Denver: The Denver breakfast burrito scene developed its own character — typically a larger package than the New Mexico version, often containing potatoes, scrambled eggs, cheddar, and green chile in a massive flour tortilla. Burritos here tend toward the architectural: thick, sealed completely, structurally imposing. Santiago's on Federal Boulevard is the canonical institution.
Los Angeles: L.A. runs more Californian — avocado appears, the salsas are often brighter and fresher, the portions can be enormous or restaurant-precious depending on the context. The Mission burrito style that originated in San Francisco's Mission District — tightly rolled, dense, served in foil — is influential here, though it applies more to lunch burritos than breakfast.
The rest of the country: Technically, yes. But the further you get from the Southwest, the less certain you can be about what you're getting.
The Scrambled Egg Question: Wet vs. Dry
This is the most consequential technical decision in breakfast burrito construction. Wet scrambled eggs — cooked slowly over lower heat with plenty of butter, pulled while still slightly glossy and custardy — are better eggs. They are not better burrito eggs.
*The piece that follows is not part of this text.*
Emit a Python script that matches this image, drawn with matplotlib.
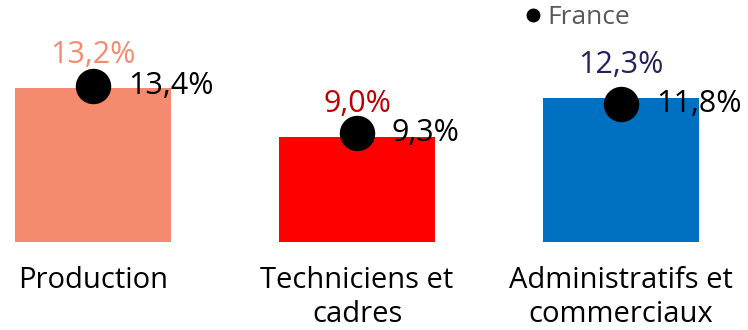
import matplotlib.pyplot as plt
from matplotlib.lines import Line2D

plt.rcParams['font.family'] = ['Open Sans', 'DejaVu Sans']

categories = ['Production', 'Techniciens et\ncadres', 'Administratifs et\ncommerciaux']
values = [13.2, 9.0, 12.3]
france = [13.4, 9.3, 11.8]
bar_colors = ['#F58B6E', '#FF0000', '#0070C0']
label_colors = ['#F58B6E', '#C00000', '#27225E']

fig = plt.figure(figsize=(7.48, 3.3), dpi=100)
ax = fig.add_axes([0, 88 / 330, 1, 242 / 330])

x = list(range(len(categories)))
ax.bar(x, values, width=0.59, color=bar_colors, zorder=1)
ax.scatter(x, france, s=600, color='black', zorder=3)

for i, v in enumerate(values):
    ax.annotate(f"{v:.1f}%".replace('.', ','), (i, v), xytext=(0, 24),
                textcoords='offset points', ha='center', va='center',
                fontsize=22, color=label_colors[i])
for i, v in enumerate(france):
    ax.annotate(f"{v:.1f}%".replace('.', ','), (i, v), xytext=(25, 0),
                textcoords='offset points', ha='left', va='center',
                fontsize=22, color='black')

ax.set_xlim(-93 / 264, 655 / 264)
ax.set_ylim(0, 242 / 11.67)
ax.set_xticks(x)
ax.set_xticklabels(categories, fontsize=21, color='black', linespacing=1.25)
ax.tick_params(axis='x', length=0, pad=17)
ax.set_yticks([])
for s in ax.spines.values():
    s.set_visible(False)

handle = Line2D([], [], marker='o', ls='', color='black', markersize=9)
fig.legend([handle], ['France'], loc='center left', bbox_to_anchor=(0.681, 0.947),
           frameon=False, fontsize=19, labelcolor='#595959',
           handletextpad=0.15, handlelength=0.8, borderpad=0)

fig.savefig('out.png', dpi=100)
Wet scrambled eggs release moisture as they sit, and that moisture soaks the tortilla from the inside. A burrito assembled with perfect French-style scrambled eggs will, within ten minutes, become a wet, structurally compromised disappointment. The burrito is a morning food, eaten on the move, and needs to hold together.
Dry scrambled eggs — cooked faster, until just set, with a bit more color — lose less moisture over time and hold their integrity inside the wrapper. They are slightly less delicious as eggs in isolation, but they make a better burrito. This is the right trade-off.
The professional approach: cook on higher heat, season aggressively (eggs need more salt than you think), pull them slightly before done (they'll continue cooking from residual heat), and assemble immediately. The perfect egg for a burrito is set but not rubbery, dry but not squeaky.
Best Breakfast Burritos in the US by Region
Southwest: The Pantry in Santa Fe. Mary & Tito's in Albuquerque (James Beard Award winner for their red chile). Duran's in Albuquerque for a more neighborhood experience.
Mountain West: Santiago's in Denver is the institution. Pete's Kitchen in Denver operates 24 hours and delivers at 2am what it delivers at 8am. Illegal Pete's has expanded beyond its Colorado base with consistent results.
California: La Super-Rica Taqueria in Santa Barbara for a different style entirely — the tortillas are house-made and the chile is remarkable. Any truck with a line around it in East Los Angeles on a Saturday morning.
Texas: Tex-Mex breakfast burritos are their own tradition — flour tortillas, picadillo or machacado, and salsa rather than green chile sauce. Juan in a Million in Austin. Joe's Bakery in Austin for decades of institution status.
Everywhere else: Find whoever in your city has been doing it longest. The best breakfast burrito in any non-Southwest city is probably at a Mexican-owned spot that has been there since before breakfast burritos became a trend.